By unknown | Aug 27, 2007 | COMMENTS [ 0 ]

Angela Graham

Angela Graham

As if the death of a loved one is not enough to cope with, grieving widows often also have to deal with financial stress.

"Would I have access to funds until the estate is wound up. If I (the wife) have money in my account or investments do they become frozen. I am married in community of property. What do we need to do to ensure the other partner has enough to live on until the estate is wound up? This a problem I hear about every day and I have asked banks and insurance companies and never get a clear answer," a reader asked.

Angélique Visser of FNB Trust Services recommends that if a couple is married out of community of property each spouse should have their own account with sufficient funds in it.

For those married in community of property, however, it is a lot more complicated.

"As each spouse has an undivided half share of the joint estate, a hold has to be placed on all the accounts of both the deceased and surviving spouse.
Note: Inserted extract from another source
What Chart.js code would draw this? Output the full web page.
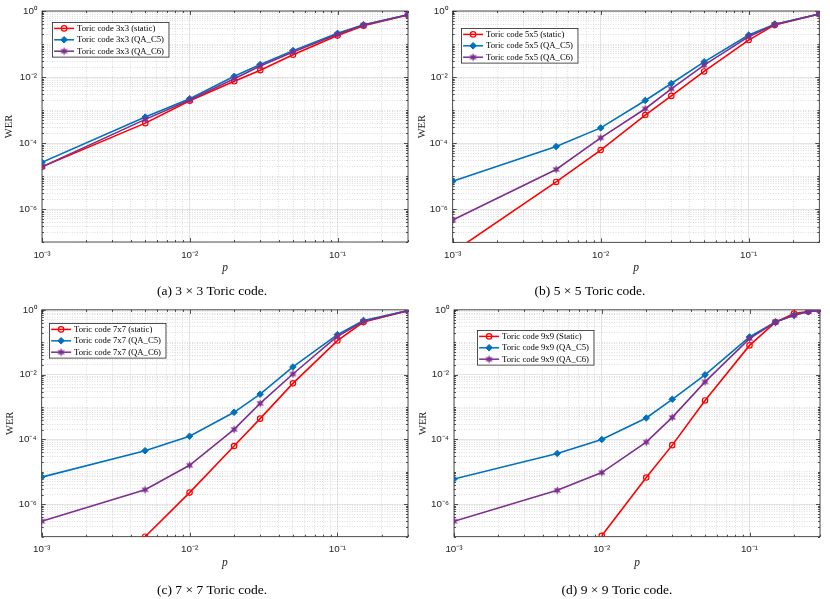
<!DOCTYPE html>
<html><head><meta charset="utf-8">
<script src="https://cdn.jsdelivr.net/npm/chart.js@4"></script>
<style>
html,body{margin:0;padding:0;background:#fff;}
#wrap{position:relative;width:830px;height:599px;overflow:hidden;}
canvas{position:absolute;}
</style></head><body>
<div id="wrap">
<canvas id="c1" width="415" height="299" style="left:0;top:0;width:415px;height:299px"></canvas>
<canvas id="c2" width="415" height="299" style="left:415px;top:0;width:415px;height:299px"></canvas>
<canvas id="c3" width="415" height="300" style="left:0;top:299px;width:415px;height:300px"></canvas>
<canvas id="c4" width="415" height="300" style="left:415px;top:299px;width:415px;height:300px"></canvas>
</div>
<script>
// ---------------- DATA ----------------
const pGrid  = [0.001, 0.005, 0.01, 0.02, 0.03, 0.05, 0.1, 0.15, 0.3];
const pGrid9 = [0.001, 0.005, 0.01, 0.02, 0.03, 0.05, 0.1, 0.15, 0.2, 0.25, 0.3];

const static3 = [1.9e-5, 4.0e-4, 1.9e-3, 7.4e-3, 0.016, 0.047, 0.18, 0.36, 0.76];
const qaC5_3  = [2.6e-5, 6.1e-4, 2.2e-3, 0.0105, 0.024, 0.063, 0.21, 0.38, 0.77];
const qaC6_3  = [1.9e-5, 5.2e-4, 2.0e-3, 8.9e-3, 0.0215, 0.057, 0.196, 0.375, 0.77];

const static5 = [5e-8, 6.7e-6, 6.2e-5, 7.1e-4, 2.7e-3, 0.0148, 0.132, 0.38, 0.81];
const qaC5_5  = [7e-6, 7.9e-5, 2.9e-4, 1.96e-3, 6.4e-3, 0.029, 0.187, 0.40, 0.81];
const qaC6_5  = [4.7e-7, 1.6e-5, 1.45e-4, 1.1e-3, 4.4e-3, 0.023, 0.167, 0.39, 0.81];

const static7 = [null, 1.0e-7, 2.3e-6, 6.3e-5, 4.4e-4, 5.4e-3, 0.113, 0.42, 0.95];
const qaC5_7  = [6.9e-6, 4.5e-5, 1.26e-4, 6.9e-4, 2.5e-3, 0.0173, 0.172, 0.47, 0.95];
const qaC6_7  = [3.0e-7, 2.8e-6, 1.6e-5, 2.05e-4, 1.3e-3, 0.0105, 0.154, 0.44, 0.95];

const static9 = [null, null, 1.07e-7, 6.7e-6, 6.7e-5, 1.6e-3, 0.08, 0.42, 0.77, 0.89, 0.96];
const qaC5_9  = [6e-6, 3.7e-5, 1.0e-4, 4.6e-4, 1.74e-3, 9.9e-3, 0.146, 0.42, 0.68, 0.89, 0.96];
const qaC6_9  = [3e-7, 2.7e-6, 9.5e-6, 8.3e-5, 4.8e-4, 6.0e-3, 0.13, 0.42, 0.68, 0.89, 0.96];

const names3 = ['Toric code 3x3 (static)', 'Toric code 3x3 (QA_C5)', 'Toric code 3x3 (QA_C6)'];
const names5 = ['Toric code 5x5 (static)', 'Toric code 5x5 (QA_C5)', 'Toric code 5x5 (QA_C6)'];
const names7 = ['Toric code 7x7 (static)', 'Toric code 7x7 (QA_C5)', 'Toric code 7x7 (QA_C6)'];
const names9 = ['Toric code 9x9 (Static)', 'Toric code 9x9 (QA_C5)', 'Toric code 9x9 (QA_C6)'];

const captions = ['(a) 3 \u00d7 3 Toric code.', '(b) 5 \u00d7 5 Toric code.', '(c) 7 \u00d7 7 Toric code.', '(d) 9 \u00d7 9 Toric code.'];
const xTickExps = [-3, -2, -1];
const yTickExps = [0, -2, -4, -6];
const xRange = [0.001, 0.3];
const yRange = [1e-7, 1];
const xTitle = 'p';
const yTitle = 'WER';

// ---------------- STYLE / LAYOUT ----------------
function hexagram(color) {
  const c = document.createElement('canvas');
  c.width = 9; c.height = 9;
  const g = c.getContext('2d');
  g.fillStyle = color;
  g.beginPath();
  for (let k = 0; k < 12; k++) {
    const r = (k % 2) ? 2.0 : 4.3;
    const a = -Math.PI / 2 + k * Math.PI / 6;
    const px = 4.5 + r * Math.cos(a), py = 4.5 + r * Math.sin(a);
    if (k) g.lineTo(px, py); else g.moveTo(px, py);
  }
  g.closePath(); g.fill();
  return c;
}
const styles = [
  {color: '#FF0000', marker: 'circle', r: 2.7, bw: 1.2, fill: 'rgba(255,255,255,0)'},
  {color: '#0072BD', marker: 'rectRot', r: 3.3, bw: 1, fill: '#0072BD'},
  {color: '#7E2F8E', marker: hexagram('#7E2F8E'), r: 3.5, bw: 1, fill: '#7E2F8E'}
];
const layouts = [
  {H: 299, L: 42,   T: 11,  R: 409,   B: 242,   capX: 212, capY: 291.5, werX: 9,   legDx: 9.7,  legDy: 10.7},
  {H: 299, L: 37.7, T: 11,  R: 404.3, B: 242.3, capX: 175, capY: 291.5, werX: 7.5, legDx: 8,    legDy: 17.3},
  {H: 300, L: 41.7, T: 8.3, R: 409.3, B: 237.7, capX: 212, capY: 291,   werX: 10,  legDx: 7.6,  legDy: 13.4},
  {H: 300, L: 39,   T: 8.3, R: 405,   B: 237.7, capX: 202, capY: 291,   werX: 8,   legDx: 23.3, legDy: 20}
];
const AXIS = '#262626';
const MAJ = '#d8d8d8', MIN = '#c8c8c8';

const SUP = {'-': '\u207b', '0': '\u2070', '1': '\u00b9', '2': '\u00b2', '3': '\u00b3', '4': '\u2074', '5': '\u2075', '6': '\u2076', '7': '\u2077', '8': '\u2078', '9': '\u2079'};
function expOf(v) { const l = Math.log10(v); const e = Math.round(l); return Math.abs(l - e) < 1e-6 ? e : null; }
function label(v, exps) { const e = expOf(v); if (e === null || !exps.includes(e)) return ''; return '10' + String(e).split('').map(ch => SUP[ch]).join(''); }
function logTicks(min, max) {
  const out = [];
  for (let e = Math.floor(Math.log10(min)); e <= Math.ceil(Math.log10(max)); e++) {
    for (let m = 1; m <= 9; m++) {
      const v = parseFloat((m * Math.pow(10, e)).toPrecision(10));
      if (v >= min * 0.9999 && v <= max * 1.0001) out.push(v);
    }
  }
  return out;
}
const isMajX = v => { const e = expOf(v); return e !== null && xTickExps.includes(e); };
const isMajY = v => { const e = expOf(v); return e !== null && yTickExps.includes(e); };

function drawMarker(ctx, st, x, y) {
  ctx.save();
  ctx.strokeStyle = st.color; ctx.fillStyle = st.fill; ctx.lineWidth = st.bw;
  if (st.marker === 'circle') {
    ctx.beginPath(); ctx.arc(x, y, st.r, 0, Math.PI * 2); ctx.stroke();
  } else if (st.marker === 'rectRot') {
    ctx.beginPath(); ctx.moveTo(x, y - st.r); ctx.lineTo(x + st.r, y); ctx.lineTo(x, y + st.r); ctx.lineTo(x - st.r, y); ctx.closePath(); ctx.fill(); ctx.stroke();
  } else {
    ctx.drawImage(st.marker, x - st.marker.width / 2, y - st.marker.height / 2);
  }
  ctx.restore();
}

const decorPlugin = {
  id: 'decor',
  beforeDatasetsDraw(chart) {
    const {ctx, chartArea: a, scales: {x, y}} = chart;
    ctx.save();
    ctx.strokeStyle = AXIS; ctx.lineWidth = 0.8;
    ctx.beginPath();
    x.ticks.forEach(t => {
      const px = Math.round(x.getPixelForValue(t.value)) + 0.5;
      const len = isMajX(t.value) ? 4 : 2;
      ctx.moveTo(px, a.bottom); ctx.lineTo(px, a.bottom - len);
      ctx.moveTo(px, a.top); ctx.lineTo(px, a.top + len);
    });
    y.ticks.forEach(t => {
      const py = Math.round(y.getPixelForValue(t.value)) + 0.5;
      const len = isMajY(t.value) ? 4 : 2;
      ctx.moveTo(a.left, py); ctx.lineTo(a.left + len, py);
      ctx.moveTo(a.right, py); ctx.lineTo(a.right - len, py);
    });
    ctx.stroke();
    ctx.strokeRect(a.left, a.top, a.right - a.left, a.bottom - a.top);
    ctx.restore();
  }
};
const legendPlugin = {
  id: 'boxLegend',
  afterDatasetsDraw(chart, args, opts) {
    const {ctx, chartArea: a} = chart;
    const ds = chart.data.datasets;
    ctx.save();
    ctx.font = '8.7px "Liberation Serif"';
    const tw = Math.max(...ds.map(d => ctx.measureText(d.label).width));
    const rowH = 11.4;
    const w = 24.5 + tw + 5, h = rowH * ds.length + 0.4;
    const x0 = Math.round(a.left + opts.dx) + 0.5, y0 = Math.round(a.top + opts.dy) + 0.5;
    ctx.fillStyle = '#fff'; ctx.fillRect(x0, y0, w, h);
    ctx.strokeStyle = AXIS; ctx.lineWidth = 0.8; ctx.strokeRect(x0, y0, w, h);
    ds.forEach((d, i) => {
      const st = styles[i];
      const cy = y0 + rowH * (i + 0.5) + 0.2;
      ctx.strokeStyle = st.color; ctx.lineWidth = 1.5;
      ctx.beginPath(); ctx.moveTo(x0 + 1.6, cy); ctx.lineTo(x0 + 21.6, cy); ctx.stroke();
      drawMarker(ctx, st, x0 + 11.6, cy);
      ctx.fillStyle = '#000'; ctx.textBaseline = 'middle'; ctx.textAlign = 'left';
      ctx.fillText(d.label, x0 + 24.5, cy + 0.3);
    });
    ctx.restore();
  }
};
const captionPlugin = {
  id: 'caption',
  afterDraw(chart, args, opts) {
    const ctx = chart.ctx;
    ctx.save();
    ctx.font = '13.5px "Liberation Serif"';
    ctx.fillStyle = '#000'; ctx.textAlign = 'center'; ctx.textBaseline = 'middle';
    ctx.fillText(opts.text, opts.x, opts.y);
    ctx.restore();
  }
};

function makeChart(id, lay, xs, series, names, caption) {
  const Hx = 40;
  const datasets = series.map((vals, i) => ({
    label: names[i],
    data: xs.map((p, j) => ({x: p, y: vals[j]})),
    showLine: true, tension: 0, spanGaps: false,
    borderColor: styles[i].color, borderWidth: 1.6,
    pointStyle: styles[i].marker, pointRadius: styles[i].r,
    pointBorderWidth: styles[i].bw, pointBorderColor: styles[i].color,
    pointBackgroundColor: styles[i].fill, order: 3 - i
  }));
  const gridOpts = isMaj => ({
    drawTicks: false,
    color: c => (c.tick && isMaj(c.tick.value)) ? MAJ : MIN,
    lineWidth: c => (c.tick && isMaj(c.tick.value)) ? 0.7 : 0.6,
    borderDash: c => (c.tick && isMaj(c.tick.value)) ? [] : [1, 1.5]
  });
  const borderOpts = isMaj => ({display: false, dash: c => (c.tick && isMaj(c.tick.value)) ? [] : [1, 1.5]});
  return new Chart(document.getElementById(id), {
    type: 'scatter',
    data: {datasets},
    plugins: [decorPlugin, legendPlugin, captionPlugin],
    options: {
      responsive: false, animation: false, events: [],
      layout: {padding: {left: 0, top: lay.T, right: 415 - lay.R, bottom: lay.H - lay.B - Hx}},
      plugins: {
        legend: {display: false}, tooltip: {enabled: false}, title: {display: false},
        boxLegend: {dx: lay.legDx, dy: lay.legDy},
        caption: {text: caption, x: lay.capX, y: lay.capY}
      },
      scales: {
        x: {
          type: 'logarithmic', position: 'bottom', min: xRange[0], max: xRange[1],
          afterBuildTicks: s => { s.ticks = logTicks(xRange[0], xRange[1]).map(v => ({value: v})); },
          afterFit: s => { s.height = Hx; },
          ticks: {autoSkip: false, maxRotation: 0, minRotation: 0, padding: 7, color: AXIS,
            font: {family: 'Liberation Sans', size: 9.8}, callback: v => label(v, xTickExps)},
          grid: gridOpts(isMajX), border: borderOpts(isMajX),
          title: {display: true, text: xTitle, color: AXIS,
            font: {family: 'Liberation Serif', size: 11.5, style: 'italic'}, padding: {top: 0, bottom: Hx - 6.9 - 26}}
        },
        y: {
          type: 'logarithmic', position: 'left', min: yRange[0], max: yRange[1],
          afterBuildTicks: s => { s.ticks = logTicks(yRange[0], yRange[1]).map(v => ({value: v})); },
          afterFit: s => { s.width = lay.L; },
          ticks: {autoSkip: false, padding: 5, color: AXIS,
            font: {family: 'Liberation Sans', size: 9.8}, callback: v => label(v, yTickExps)},
          grid: gridOpts(isMajY), border: borderOpts(isMajY),
          title: {display: true, text: yTitle, color: AXIS,
            font: {family: 'Liberation Serif', size: 10.5}, padding: {top: lay.werX - 6.3, bottom: 0}}
        }
      }
    }
  });
}

makeChart('c1', layouts[0], pGrid,  [static3, qaC5_3, qaC6_3], names3, captions[0]);
makeChart('c2', layouts[1], pGrid,  [static5, qaC5_5, qaC6_5], names5, captions[1]);
makeChart('c3', layouts[2], pGrid,  [static7, qaC5_7, qaC6_7], names7, captions[2]);
makeChart('c4', layouts[3], pGrid9, [static9, qaC5_9, qaC6_9], names9, captions[3]);
</script>
</body></html>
To overcome this predicament, you could set up an Inter Vivos (living) Trust of which you are an income beneficiary. An amount of money may be donated to the trust to cover your estimated income needs on the death of one spouse. The trustees may distribute income to you irrespective of the death of the spouse; just ensure that one of the spouses is not the only trustee," Visser advises.

The trust will hold your real or personal property for the benefit of the persons for whom the trust was created and these assets won't be frozen on death.